Lecture G1 (2025-10-16): Input Modeling, Part 1 (Data Collection)

In this lecture, we introduce the detailed process of input modeling. Input models are probabilistic models that introduce variation in simulation models of systems. Those input models must be chosen to match statistical distributions in data. Over this unit, we cover collection of data for this process, choice of probabilistic families to fit to these data, and then optimized parameter choice within those families and evaluation of fit with goodness of fit. In this lecture, we discuss issues related to data collection.

Lecture F (2025-10-02): Midterm Review for IEE 475 (Simulating Stochastic Systems)

During this lecture, we review the topics covered up to this point in the course as preparation for the upcoming midterm exam. Students are encouraged to bring their own questions to class so that we can focus on the topics that students feel like they need the most help with.

Lecture E2 (2025-09-30): Random-Variate Generation

In this lecture, we review pseudo-random number generation and then introduce random-variate generation by way of inverse-transform sampling. In particular, we start with a review of the two most important properties of a pseudo-random number generator (PRNG), uniformity and independence, and discuss statistically rigorous methods for testing for these two properties.

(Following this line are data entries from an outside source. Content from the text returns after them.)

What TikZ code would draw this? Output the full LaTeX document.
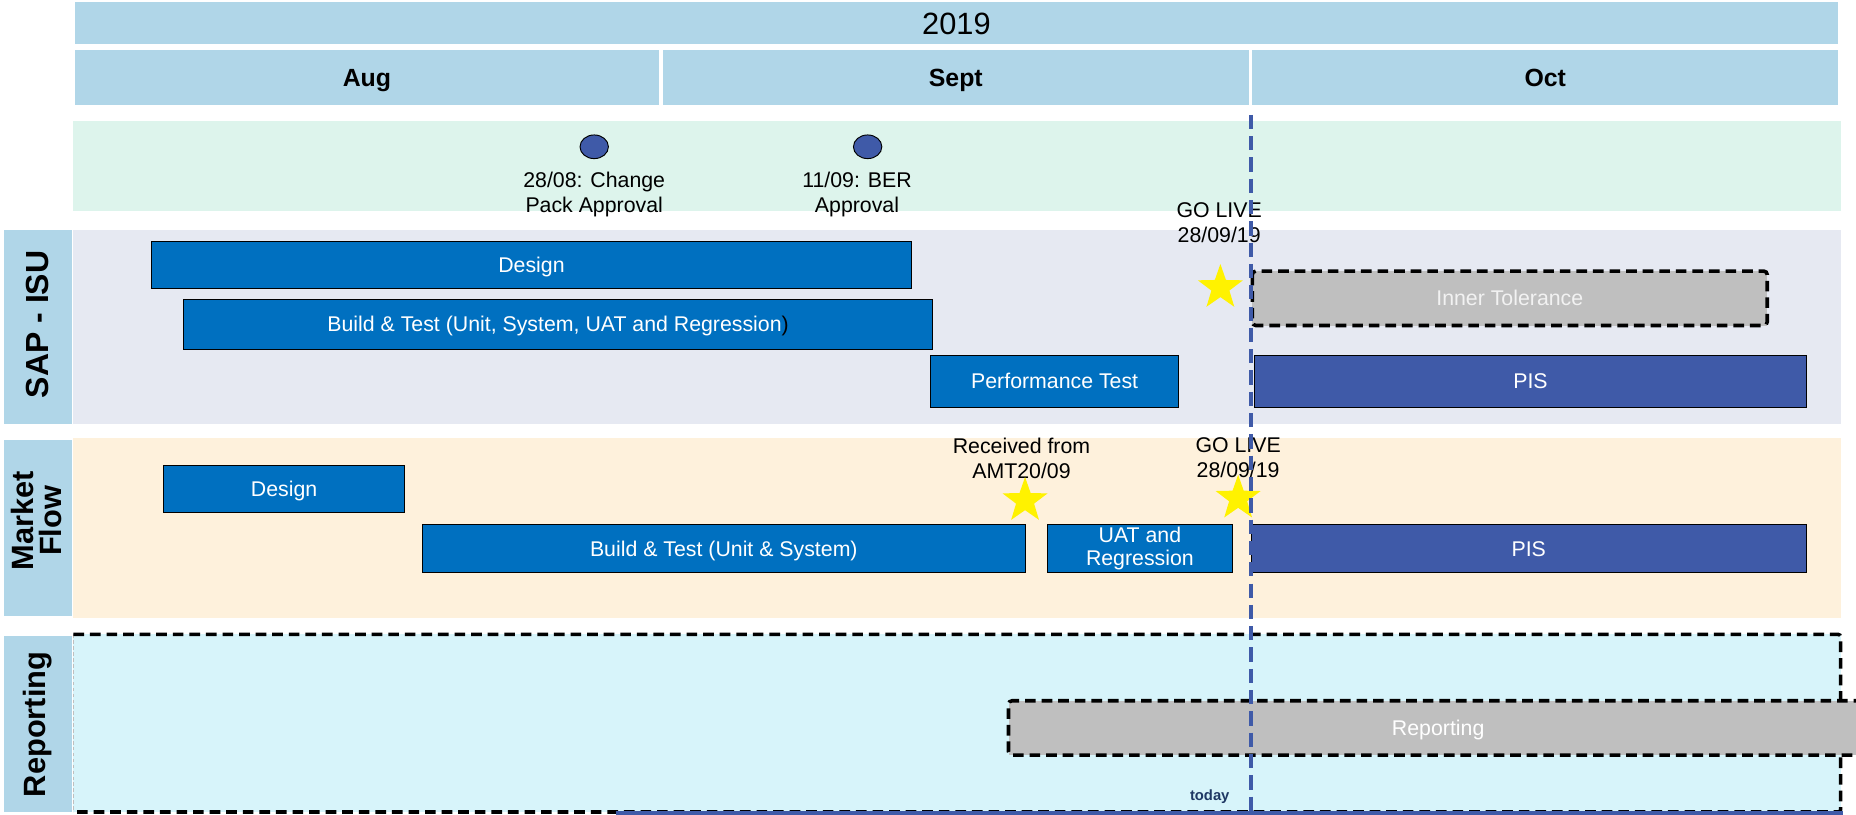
\documentclass[tikz,border=0pt]{standalone}
\usepackage{fontspec}
\setmainfont{Liberation Sans}
\usetikzlibrary{shapes.geometric}
\definecolor{hdr}{RGB}{176,214,232}
\definecolor{msband}{RGB}{221,244,236}
\definecolor{sapband}{RGB}{230,233,242}
\definecolor{mktband}{RGB}{254,241,220}
\definecolor{repband}{RGB}{215,244,250}
\definecolor{barblue}{RGB}{0,112,192}
\definecolor{pisblue}{RGB}{63,90,168}
\definecolor{greybar}{RGB}{191,191,191}
\definecolor{todaytxt}{RGB}{31,56,100}
\begin{document}
\begin{tikzpicture}[x=1pt,y=-1pt,
  capc/.style={text height=12.9pt, text depth=0pt},
  hdrbox/.style={fill=hdr, inner sep=0pt, outer sep=0pt, anchor=north west},
  bar/.style={draw=black, line width=0.8pt, fill=barblue, text=white, inner sep=0pt, outer sep=0pt, anchor=north west, align=center, font=\fontsize{18}{21}\selectfont},
  pisbar/.style={bar, fill=pisblue},
  greybox/.style={fill=greybar, text=white!95!black, inner sep=0pt, outer sep=0pt, anchor=north west, font=\fontsize{18}{21}\selectfont},
  dashline/.style={draw=black, line width=3pt, dash pattern=on 9pt off 5pt, rounded corners=3pt},
  lbl/.style={font=\fontsize{26}{27}\selectfont\bfseries, align=center, rotate=90},
  mtxt/.style={font=\fontsize{18}{21}\selectfont, align=center},
  gostar/.style={star, star points=5, star point ratio=2.5, fill=yellow, draw=none, minimum size=40pt, inner sep=0pt},
  mscirc/.style={ellipse, draw=black, line width=0.8pt, fill=pisblue, minimum width=24pt, minimum height=20pt, inner sep=0pt},
  todayline/.style={draw=pisblue, line width=3.5pt, dash pattern=on 12pt off 6pt}]
\useasboundingbox (0,0) rectangle (1568,688.5);
\fill[white] (0,0) rectangle (1568,688.5);
% header
\node[hdrbox, text height=18.6pt, text depth=0pt, minimum width=1490pt, minimum height=35pt, font=\fontsize{26}{28}\selectfont] (year) at (63,2) {2019};
\node[hdrbox, text height=15pt, text depth=0pt, minimum width=494pt, minimum height=47pt, font=\fontsize{21}{23}\selectfont\bfseries] (aug) at (63,42) {Aug};
\node[hdrbox, text height=15pt, text depth=0pt, minimum width=495pt, minimum height=47pt, font=\fontsize{21}{23}\selectfont\bfseries] (sept) at (560,42) {Sept};
\node[hdrbox, text height=15pt, text depth=0pt, minimum width=495pt, minimum height=47pt, font=\fontsize{21}{23}\selectfont\bfseries] (oct) at (1058,42) {Oct};
% bands
\fill[msband] (62,102) rectangle (1555,178);
\fill[sapband] (62,194) rectangle (1555,358);
\fill[mktband] (62,370) rectangle (1555,522);
\fill[repband] (62,536) rectangle (1555,686);
% left labels
\fill[hdr] (3,194) rectangle (61,358);
\fill[hdr] (3,372) rectangle (61,520);
\fill[hdr] (3,537) rectangle (61,686);
\node[lbl, font=\fontsize{27}{27}\selectfont\bfseries] (lsap) at (32,274) {SAP - ISU};
\node[lbl, font=\fontsize{26}{24}\selectfont\bfseries] (lmkt) at (31,440) {Market\\Flow};
\node[lbl] (lrep) at (32,612) {Reporting};
% milestones
\node[mscirc] (m1) at (502,124) {};
\node[mscirc] (m2) at (733,124) {};
\node[mtxt] (m1t) at (502,164) {28/08: Change\\Pack Approval};
\node[mtxt] (m2t) at (724,164) {11/09: BER\\Approval};
% SAP ISU
\node[bar, capc, minimum width=642pt, minimum height=40pt] (sdes) at (128,204) {Design};
\node[bar, capc, minimum width=633pt, minimum height=42pt] (sbuild) at (155,253) {Build \& Test (Unit, System, UAT and Regression{\color{black})}};
\node[bar, capc, minimum width=210pt, minimum height=44pt] (sperf) at (786,300) {Performance Test};
\node[greybox, capc, minimum width=435pt, minimum height=46pt] (sinner) at (1058,229) {Inner Tolerance};
\draw[dashline] (sinner.north west) rectangle (sinner.south east);
\node[pisbar, capc, minimum width=466pt, minimum height=44pt] (spis) at (1060,300) {PIS};
\node[mtxt] (sgo) at (1030,188) {GO LIVE\\28/09/19};
\node[gostar] (sstar) at (1031,243) {};
% Market flow
\node[bar, capc, minimum width=204pt, minimum height=40pt] (mdes) at (138,393) {Design};
\node[bar, capc, minimum width=509pt, minimum height=41pt] (mbuild) at (357,443) {Build \& Test (Unit \& System)};
\node[bar, minimum width=156pt, minimum height=41pt, font=\fontsize{18}{20}\selectfont] (muat) at (885,443) {UAT and\\Regression};
\node[pisbar, capc, minimum width=469pt, minimum height=41pt] (mpis) at (1057,443) {PIS};
\node[mtxt] (mrec) at (863,387) {Received from\\AMT20/09};
\node[mtxt] (mgo) at (1046,387) {GO LIVE\\28/09/19};
\node[gostar] (mstar1) at (866,423) {};
\node[gostar] (mstar2) at (1046,421) {};
% Reporting
\draw[black!25, line width=0.5pt, dash pattern=on 3pt off 2pt] (62,536) -- (62,686);
\draw[dashline, rounded corners=2pt] (62,536) -- (1555,536) -- (1555,686) -- (62,686);
\node[greybox, minimum width=723pt, minimum height=46pt] (rbar) at (852,592) {};
\node[font=\fontsize{18}{21}\selectfont, text=white, capc] (rtxt) at (1215,615) {Reporting};
\draw[dashline] (rbar.north east) -- (rbar.north west) -- (rbar.south west) -- (rbar.south east);
\coordinate (bl0) at (520,687);
\coordinate (bl1) at (1557,687);
\draw[pisblue, line width=3pt] (bl0) -- (bl1);
% today line
\coordinate (t0) at (1057,97);
\coordinate (t1) at (1057,688.5);
\draw[todayline] (t0) -- (t1);
\node[font=\fontsize{12.5}{14}\selectfont\bfseries, text=todaytxt] (today) at (1022,673) {today};
\end{tikzpicture}
\end{document}
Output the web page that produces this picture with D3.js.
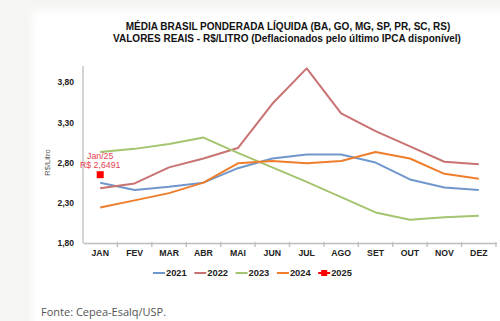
<!DOCTYPE html>
<html>
<head>
<meta charset="utf-8">
<script src="https://cdn.jsdelivr.net/npm/d3@7"></script>
<style>
  html, body { margin: 0; padding: 0; background: #f5f5f3; }
  svg { display: block; font-family: "Liberation Sans", Arial, sans-serif; }
</style>
</head>
<body>
<div id="chart"></div>
<script>
// meses e preços médios (R$/litro, valores reais)
var months = ['JAN', 'FEV', 'MAR', 'ABR', 'MAI', 'JUN', 'JUL', 'AGO', 'SET', 'OUT', 'NOV', 'DEZ'];
var years = ['2021', '2022', '2023', '2024', '2025'];
var s2021 = [2.55, 2.46, 2.50, 2.55, 2.73, 2.85, 2.90, 2.90, 2.80, 2.59, 2.49, 2.46];
var s2022 = [2.48, 2.54, 2.74, 2.85, 2.98, 3.53, 3.97, 3.41, 3.19, 3.00, 2.81, 2.78];
var s2023 = [2.93, 2.97, 3.03, 3.11, 2.92, 2.74, 2.56, 2.37, 2.18, 2.09, 2.12, 2.14];
var s2024 = [2.24, 2.33, 2.42, 2.55, 2.79, 2.82, 2.79, 2.82, 2.93, 2.85, 2.66, 2.60];
var s2025 = [2.6491];
var yTicks = [1.80, 2.30, 2.80, 3.30, 3.80];

var colors = ['#7097cc', '#c87372', '#a5c46f', '#ee7e2c', '#ff0000'];
var series = [s2021, s2022, s2023, s2024];

var width = 500, height = 321;

var ptBR = d3.formatLocale({decimal: ',', thousands: '.', grouping: [3], currency: ['R$ ', '']});
var fmt2 = ptBR.format('.2f');
var fmt4 = ptBR.format('.4f');

var svg = d3.select('#chart')
    .append('svg')
    .attr('width', width)
    .attr('height', height);

// painel branco do gráfico
var defs = svg.append('defs');
defs.append('filter')
    .attr('id', 'soft')
    .append('feGaussianBlur')
    .attr('stdDeviation', 4);
svg.append('rect')
    .attr('x', 32)
    .attr('y', 10)
    .attr('width', 480)
    .attr('height', 330)
    .attr('fill', '#ffffff')
    .attr('filter', 'url(#soft)');

var x = d3.scaleBand()
    .domain(months)
    .range([83, 496])
    .padding(0);

var y = d3.scaleLinear()
    .domain([1.8, 4.0])
    .range([243, 66]);

function cx(m) { return x(m) + x.bandwidth() / 2; }

// título
var title = svg.append('g')
    .attr('font-weight', 'bold')
    .attr('font-size', 10)
    .attr('fill', '#111')
    .attr('text-anchor', 'middle');
title.append('text')
    .attr('x', 288)
    .attr('y', 30)
    .text('MÉDIA BRASIL PONDERADA LÍQUIDA (BA, GO, MG, SP, PR, SC, RS)');
title.append('text')
    .attr('x', 287)
    .attr('y', 42)
    .text('VALORES REAIS - R$/LITRO (Deflacionados pelo último IPCA disponível)');

// eixo y
var yAxis = svg.append('g')
    .attr('transform', 'translate(83,0)')
    .call(d3.axisLeft(y).tickValues(yTicks).tickSize(0).tickPadding(9).tickFormat(fmt2));
yAxis.select('.domain')
    .attr('d', 'M0,' + y(4.0) + 'V' + y(1.8))
    .attr('stroke', '#bdbdbd')
    .attr('stroke-width', 1.3);
yAxis.selectAll('text')
    .attr('font-size', 8.5)
    .attr('font-weight', 'bold')
    .attr('font-family', '"Liberation Sans", Arial, sans-serif')
    .attr('fill', '#222');

svg.append('text')
    .attr('transform', 'translate(50,' + y(2.8) + ') rotate(-90)')
    .attr('text-anchor', 'middle')
    .attr('font-size', 7.5)
    .attr('fill', '#555')
    .text('R$/Litro');

// eixo x
var xAxis = svg.append('g')
    .attr('transform', 'translate(0,' + y(1.8) + ')')
    .call(d3.axisBottom(x).tickSize(0).tickPadding(7));
xAxis.select('.domain')
    .attr('stroke', '#bdbdbd')
    .attr('stroke-width', 1.3);
xAxis.selectAll('text')
    .attr('font-size', 8.7)
    .attr('font-weight', 'bold')
    .attr('font-family', '"Liberation Sans", Arial, sans-serif')
    .attr('fill', '#222');
xAxis.selectAll('line.sep')
    .data(months.slice(1).concat(['']))
    .enter()
    .append('line')
    .attr('class', 'sep')
    .attr('x1', function (d, i) { return x.range()[0] + x.bandwidth() * (i + 1); })
    .attr('x2', function (d, i) { return x.range()[0] + x.bandwidth() * (i + 1); })
    .attr('y1', -1)
    .attr('y2', 4)
    .attr('stroke', '#bdbdbd')
    .attr('stroke-width', 1.3);

// linhas por ano
var line = d3.line()
    .x(function (d, i) { return cx(months[i]); })
    .y(function (d) { return y(d); });

svg.selectAll('path.serie')
    .data(series)
    .enter()
    .append('path')
    .attr('class', 'serie')
    .attr('d', line)
    .attr('fill', 'none')
    .attr('stroke', function (d, i) { return colors[i]; })
    .attr('stroke-width', 2)
    .attr('stroke-linejoin', 'round');

// ponto de 2025
svg.selectAll('rect.p2025')
    .data(s2025)
    .enter()
    .append('rect')
    .attr('class', 'p2025')
    .attr('x', function (d, i) { return cx(months[i]) - 3.5; })
    .attr('y', function (d) { return y(d) - 3.5; })
    .attr('width', 7)
    .attr('height', 7)
    .attr('fill', colors[4]);

var note = svg.append('g')
    .attr('text-anchor', 'middle')
    .attr('font-size', 8.8)
    .attr('fill', '#e5414f');
note.append('text')
    .attr('x', cx(months[0]))
    .attr('y', y(s2025[0]) - 16)
    .text('Jan/25');
note.append('text')
    .attr('x', cx(months[0]))
    .attr('y', y(s2025[0]) - 7)
    .text('R$ ' + fmt4(s2025[0]));

// legenda
var legend = svg.append('g')
    .attr('transform', 'translate(153,273)');
var item = legend.selectAll('g')
    .data(years)
    .enter()
    .append('g')
    .attr('transform', function (d, i) { return 'translate(' + (i * 41.3) + ',0)'; });
item.append('line')
    .attr('x1', 0)
    .attr('x2', 12)
    .attr('stroke', function (d, i) { return colors[i]; })
    .attr('stroke-width', 2);
item.filter(function (d) { return d === '2025'; })
    .append('rect')
    .attr('x', 3)
    .attr('y', -3)
    .attr('width', 6)
    .attr('height', 6)
    .attr('fill', colors[4]);
item.append('text')
    .attr('x', 13)
    .attr('y', 3.3)
    .attr('font-size', 9.3)
    .attr('font-weight', 'bold')
    .attr('fill', '#222')
    .text(function (d) { return d; });

// fonte
svg.append('text')
    .attr('x', 41)
    .attr('y', 316)
    .style('font-family', '"Open Sans", sans-serif')
    .attr('font-size', 11)
    .attr('fill', '#555')
    .text('Fonte: Cepea-Esalq/USP.');
</script>
</body>
</html>
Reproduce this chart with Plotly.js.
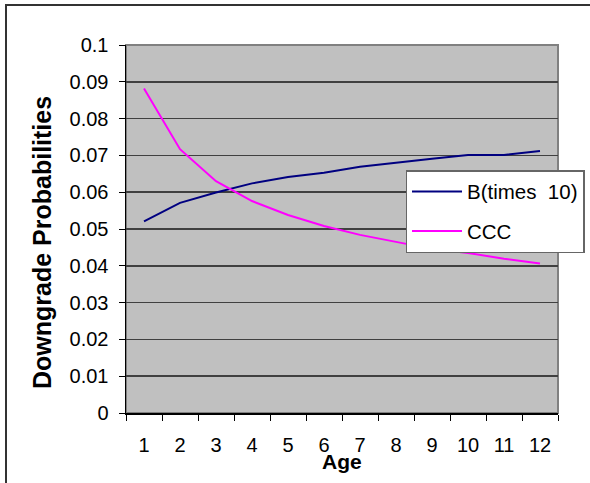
<!DOCTYPE html>
<html>
<head>
<meta charset="utf-8">
<script src="https://cdn.plot.ly/plotly-3.0.1.min.js"></script>
<style>
  html, body { margin: 0; padding: 0; background: #fff; overflow: hidden; }
  #wrap { position: relative; width: 590px; height: 483px; }
  #chart { position: absolute; left: 0; top: 0; width: 590px; height: 483px; }
  #frame { position: absolute; left: 5px; top: 4px; width: 700px; height: 700px;
           border-left: 2px solid #333; border-top: 2px solid #333; pointer-events: none; }
</style>
</head>
<body>
<div id="wrap">
  <div id="chart"></div>
  <div id="frame"></div>
</div>
<script>
const ages = ['1','2','3','4','5','6','7','8','9','10','11','12'];
const bTimes10 = [0.0521, 0.0571, 0.0599, 0.0624, 0.0641, 0.0653, 0.0669, 0.0681, 0.0691, 0.0701, 0.0701, 0.0712];
const ccc = [0.0882, 0.0717, 0.0630, 0.0576, 0.0538, 0.0508, 0.0484, 0.0464, 0.0446, 0.0435, 0.0419, 0.0406];
const yTicks = [0, 0.01, 0.02, 0.03, 0.04, 0.05, 0.06, 0.07, 0.08, 0.09, 0.1];
const yTickText = ['0', '0.01', '0.02', '0.03', '0.04', '0.05', '0.06', '0.07', '0.08', '0.09', '0.1'];
const xTitle = 'Age';
const yTitle = 'Downgrade Probabilities';

const font = 'Liberation Sans, Arial, sans-serif';

const traces = [
  { x: ages, y: bTimes10, type: 'scatter', mode: 'lines', name: 'B(times  10)',
    legendgroup: 'b', line: { color: '#000080', width: 2 } },
  { x: ages, y: ccc, type: 'scatter', mode: 'lines', name: 'CCC',
    legendgroup: 'c', line: { color: '#FF00FF', width: 2 } }
];

const layout = {
  width: 590, height: 483,
  margin: { l: 126, r: 32, t: 45, b: 70, autoexpand: false },
  paper_bgcolor: '#ffffff',
  plot_bgcolor: '#C0C0C0',
  font: { family: font, size: 20, color: '#000' },
  showlegend: true,
  legend: {
    x: 0.647, y: 0.66, xanchor: 'left', yanchor: 'top',
    bgcolor: '#ffffff', bordercolor: '#666666', borderwidth: 1.5,
    font: { family: font, size: 20.5, color: '#000' },
    traceorder: 'grouped', tracegroupgap: 10, itemwidth: 50
  },
  xaxis: {
    type: 'category', tickson: 'boundaries', range: [-0.5, 11.5],
    ticks: 'outside', ticklen: 6, tickcolor: '#000', tickwidth: 1,
    showline: true, linecolor: '#000', linewidth: 1.5,
    showgrid: false, zeroline: false,
    tickfont: { family: font, size: 20 },
    ticklabelstandoff: 13,
    automargin: false, fixedrange: true
  },
  yaxis: {
    range: [0, 0.1], tickmode: 'array', tickvals: yTicks, ticktext: yTickText,
    ticks: 'outside', ticklen: 6, tickcolor: '#000', tickwidth: 1,
    showline: true, linecolor: '#000', linewidth: 1.5,
    showgrid: true, gridcolor: '#404040', gridwidth: 1.5, zeroline: false,
    tickfont: { family: font, size: 20 },
    ticklabelstandoff: 6,
    automargin: false, fixedrange: true
  },
  annotations: [
    { text: xTitle, xref: 'paper', yref: 'paper', x: 0.5, y: 0, yshift: -48,
      xanchor: 'center', yanchor: 'middle', showarrow: false,
      font: { family: font, size: 21, weight: 'bold', color: '#000' } },
    { text: yTitle, xref: 'paper', yref: 'paper', x: 0, y: 0.5, xshift: -84, yshift: -14,
      textangle: -90, xanchor: 'center', yanchor: 'middle', showarrow: false,
      font: { family: font, size: 25, weight: 'bold', color: '#000' } }
  ],
  shapes: [
    { type: 'rect', xref: 'paper', yref: 'paper', x0: 0, x1: 1, y0: 0, y1: 1,
      line: { color: '#808080', width: 2 }, layer: 'below' }
  ]
};

Plotly.newPlot('chart', traces, layout, { staticPlot: true, displayModeBar: false });
</script>
</body>
</html>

For uniformity, we focus on a Chi-square/Chi-squared test for larger numbers of samples and a Kolmogorov–Smirnov (KS) test for smaller numbers of samples. For independence, we discuss autocorrelation tests and runs test, and then we demonstrate a runs above-and-below-the-mean test. We then shift to discussing inverse-transform sampling for continuous random variates and discrete random variates and how the resulting random-variate generators might be implemented in a tool like Rockwell Automation's Arena.

Lecture E1 (2025-09-25): Random-Number Generation

In this lecture, we first cover some discrete distributions (and the Poisson process) that we ran out of time for during the previous lecture. We then launch into a discussion of how to generate pseudo-random numbers distributed uniformly between 0 and 1 (which are necessary for us to easily generate random variates of any distribution). We talk about the two most important properties of a pseudo-random number generator (PRNG), uniformity and independence. We then talk about desirable properties. Some examples are given of some early PRNG's, and then we introduce the linear congruential generator (LCG) and its variants (like the Combined Linear Congruential Generator, CLCG), which represent a much more modern PRNG that has a number of good properties. We close with a discussion of tests of uniformity. We will continue this discussion and add on tests for independence during next lecture (which will primarily cover random-VARIATE generation).

Lecture D2 (2025-09-23): Probabilistic Models

In this lecture, we review basic probability fundamentals (measure spaces, probability measures, random variables, probability density functions, probability mass functions, cumulative distribution functions, moments, mean/expected value/center of mass, standard deviation, variance), and then we start to build a vocabulary of different probabilistic models that are used in different modeling contexts. These include uniform, triangular, normal, exponential, Erlang-k, Weibull, and Poisson variables. We will finish the discussing next time with the Bernoulli-based discrete variables and Poisson processes.

Lecture D1 (2025-09-18): Probability and Random Variables

In this lecture, we introduce the measure-theoretic concept of a random variable (which is neither random nor a variable) and related terms, such as outcomes, events, probability measures, moments, means, etc. Throughout the lecture, we use the metaphor of probability as mass (and thus probability density as mass density, and a mean as a center of mass). This allows us to discuss the "statistical leverage" of outliers in a distribution (i.e., although they happen infrequently, they still have the ability to shift the mean significantly, as in physical leverage). This sets us up to talk about random processes and particular random variables in the next lecture.

Lecture C2 (2025-09-16): Beyond DES Simulation – SDM, ABM, and NetLogo (and pre-lab discussion for Lab 4 and post-lab discussion for Lab 3)

This lecture provides some historical background and motivation for System Dynamics Modeling (SDM) and Agent-Based Modeling (ABM), two other simulation modeling approaches that contrast with Discrete Event System (DES) simulation.

In particular, in this lecture, we briefly introduce System Dynamics Modeling (SDM) and Agent-Based/Individual-Based Modeling (ABM/IBM) as the two ends of the simulation modeling spectrum (from low resolution to high resolution). The introduction of ABM describes applications in life sciences, social sciences, and engineering (Multi-Agent Systems, MAS)/operations research. NetLogo is introduced, and it is used to present examples of running ABM's as well as the code behind them. 

This lecture is also be coupled with notes discussing the Lab 3 (Monte Carlo simulation) results and general experience. These comments focus on interval estimation (which is right 95% of the time, as opposed to point estimation that is right 0% of the time) and the role of non-trivial distributions of random variables (as opposed to just their means).